Variety presents a unique challenge for business analysts – and raises questions on how data can be transformed in a way to create meaningful outcomes for a business. If data is structured, it may be simple to work with – but does a database provide the same level of information for a survey that may be available in say, handwritten feedback cards?

Value – What Does This Mean?

Data can be generated in a range of different ways – and ultimately, while data can be collected, it remains to be seen whether information is always useful.

Consider, for example, a set of directions produced by a GPS system in a car. Contextually, it might make sense if a driver is on their way to a destination – but for a transportation company, understanding other metrics such as the miles traveled and fuel consumed may be of more importance than simply what roads a vehicle is traveling on.

The data points that are generated by any single system may be costly to store. As a result, it becomes imperative for those who design databases and work with information to ensure that only necessary data is stored – and not frivolous, unnecessary information that is likely to be a financial burden on a business in the future.

For business analysts, the value problem of data will always make them consider the following – with all the data that is live and available to them, what data points provide the most appropriate answers to the questions that they’re facing?

Veracity – Can I Trust What You Say?

A classic Cold War saying is the Russian rhyming proverb trust, but verify. Popularised by US President Ronald Reagan in the 1980s, it highlighted a need for the ability of the United States and then USSR to trust each other on nuclear disarmament, provided they had made steps towards denuclearisation.

While data has come a long way from the dot matrix printers of the 1980s, the saying applies rather nicely to the data sets of today’s modern world.
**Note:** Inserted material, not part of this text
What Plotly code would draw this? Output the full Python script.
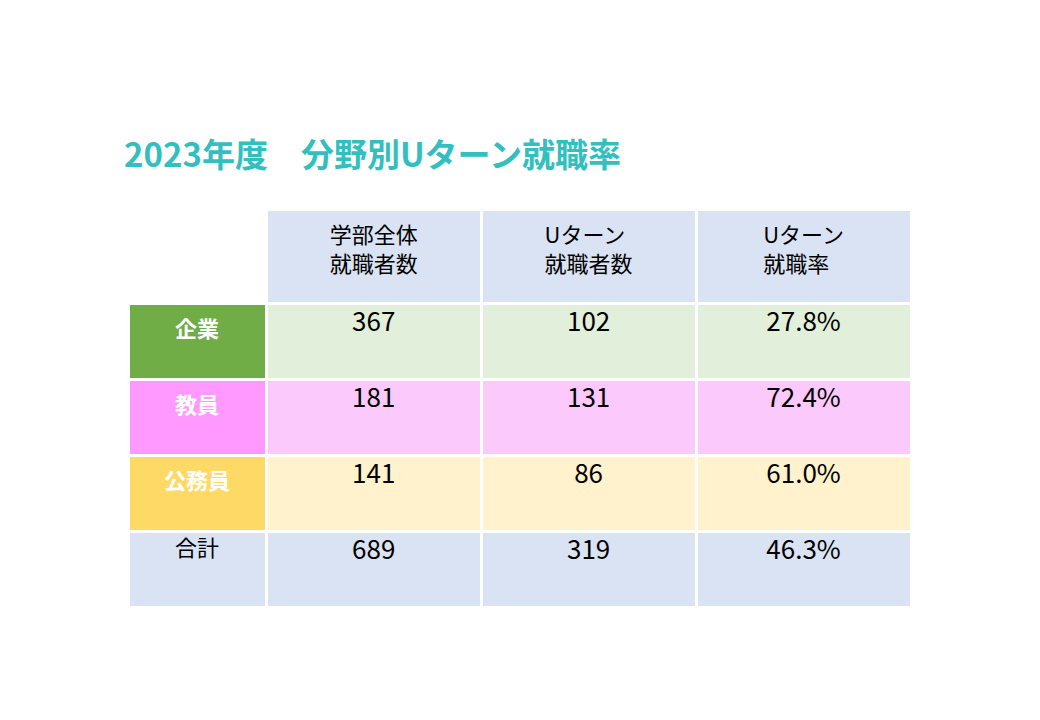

Data can be generated by many things, including large language models such as ChatGPT. In fact, some large language models can do an excellent job of producing spectacularly incorrect data.

Veracity presents an ongoing challenge to a business analyst and highlights the need for ongoing verification, testing, and validation. Veracity makes us ask, if data can be brought in from a wide variety of different sources, what methods and techniques can be used on the data to ensure that it is from a trusted source, and not simply false information?

No matter whether you work in a small business or a large corporation, data issues can present themselves in a variety of ways. For the seasoned business analyst, understanding how the 5Vs can cause challenges in your data can be a great way of narrowing your focus and working towards addressing some of the issues presented when dealing with the volume, velocity, variety, value, and veracity of data in today’s modern world.